▸ WHAT TO PRODUCE: Take the lines from the beginning of the material through the line containing "import seaborn as sns" and retype them exactly, leaving the pictures out.

▸ INFORMATION SHOWN:
<<<<
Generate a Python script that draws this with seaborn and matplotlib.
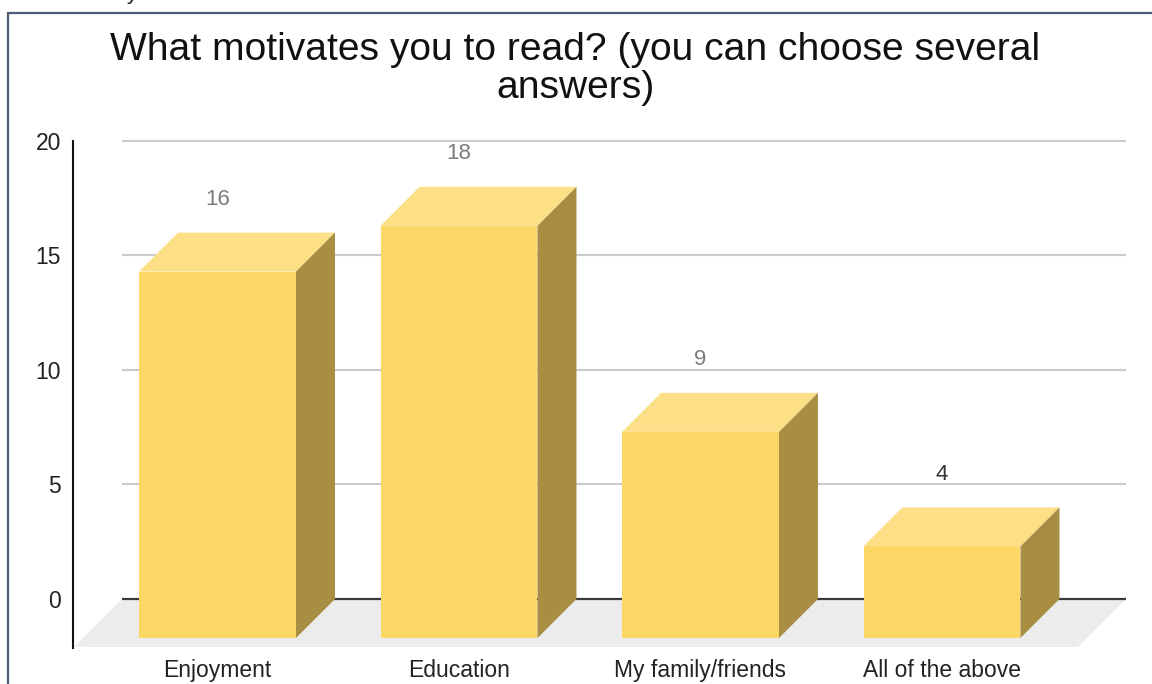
import numpy as np
import matplotlib
matplotlib.use("Agg")
import matplotlib.pyplot as plt
from matplotlib.patches import Polygon
from matplotlib.lines import Line2D
import seaborn as sns

# Survey answers
categories = ["Enjoyment", "Education", "My family/friends", "All of the above"]
responses = [16, 18, 9, 4]
y_ticks = [0, 5, 10, 15, 20]
value_label_colors = ["#7b7b7b", "#7b7b7b", "#7b7b7b", "#333333"]
title = "What motivates you to read? (you can choose several\nanswers)"

# Face colours of the 3-D columns
FRONT = "#fdd766"
TOP = "#fddf88"
SIDE = "#a88e42"
FLOOR = "#ececec"
GRID = "#cccccc"

sns.set_theme(style="white")
plt.rcParams["font.family"] = ["Liberation Sans", "DejaVu Sans"]

W, H = 1152, 684
fig = plt.figure(figsize=(W / 100, H / 100), dpi=100)
ax = fig.add_axes([73 / W, 36 / H, 1053 / W, 507 / H])

# Depth of the extrusion, in data units (x: category units, y: value units)
DX = 0.1615
DY = 1.703
GRID_X0, GRID_X1 = -0.557, 3.6004
FLOOR_DX, FLOOR_DY = 0.199, 2.096

sns.barplot(x=categories, y=responses, width=0.65, color=FRONT,
            saturation=1, linewidth=0, ax=ax, zorder=3)
bars = list(ax.patches)

# Floor plane under the columns
ax.add_patch(Polygon([(GRID_X0, 0), (GRID_X1, 0),
                      (GRID_X1 - FLOOR_DX, -FLOOR_DY), (GRID_X0 - FLOOR_DX, -FLOOR_DY)],
                     closed=True, facecolor=FLOOR, edgecolor="none", zorder=0.5))

# Back-wall gridlines and the zero line
ax.hlines(y_ticks[1:], GRID_X0, GRID_X1, color=GRID, lw=1.5, zorder=1, clip_on=False)
ax.hlines(0, GRID_X0, GRID_X1, color="#3a3a3a", lw=1.6, zorder=1.5)

# Extrude each bar: move the front face forward, add top and side faces
for bar, v in zip(bars, responses):
    x0 = bar.get_x()
    w = bar.get_width()
    bar.set_x(x0 - DX)
    bar.set_y(-DY)
    bar.set_height(v)
    top = Polygon([(x0 - DX, v - DY), (x0 - DX + w, v - DY), (x0 + w, v), (x0, v)],
                  closed=True, facecolor=TOP, edgecolor="none", zorder=3)
    side = Polygon([(x0 - DX + w, -DY), (x0 + w, 0), (x0 + w, v), (x0 - DX + w, v - DY)],
                   closed=True, facecolor=SIDE, edgecolor="none", zorder=3)
    ax.add_patch(top)
    ax.add_patch(side)

# Value labels above each column
for i, (v, c) in enumerate(zip(responses, value_label_colors)):
    ax.annotate(str(v), (i - DX, v), xytext=(0, 24), textcoords="offset points",
                ha="center", va="center", fontsize=16, color=c)

ax.set_xlim(-0.7598, 3.6004)
ax.set_ylim(-2.14, 20)
ax.set_xticks(np.arange(len(categories)) - DX)
ax.set_xticklabels(categories)
ax.set_yticks(y_ticks)
ax.set_yticklabels([str(t) for t in y_ticks])
ax.tick_params(axis="y", length=0, pad=8.5, labelsize=16.5, labelcolor="#222222")
ax.tick_params(axis="x", length=0, pad=8, labelsize=16.5, labelcolor="#222222")
ax.set_xlabel("")
ax.set_ylabel("")
for s in ["top", "right", "bottom"]:
    ax.spines[s].set_visible(False)
ax.spines["left"].set_color("#111111")
ax.spines["left"].set_linewidth(1.5)
ax.set_facecolor("none")

fig.text(575 / W, 1 - 69 / H, title, ha="center", va="center",
         fontsize=28.1, linespacing=1.09, color="#111111")

# Frame around the chart
frame = "#4e5d73"
fig.add_artist(Line2D([8 / W, 8 / W], [0, 1 - 13 / H], color=frame, lw=1.6))
fig.add_artist(Line2D([8 / W, 1], [1 - 13 / H, 1 - 13 / H], color=frame, lw=1.6))
fig.text(126 / W, 1 - 0.5 / H, "y", ha="left", va="baseline", fontsize=15, color="#111111")

fig.savefig("out.png", dpi=100, facecolor="white")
>>>>
▸ PROBLEM SOLUTION:
Generate a Python script that draws this with seaborn and matplotlib.
import numpy as np
import matplotlib
matplotlib.use("Agg")
import matplotlib.pyplot as plt
from matplotlib.patches import Polygon
from matplotlib.lines import Line2D
import seaborn as sns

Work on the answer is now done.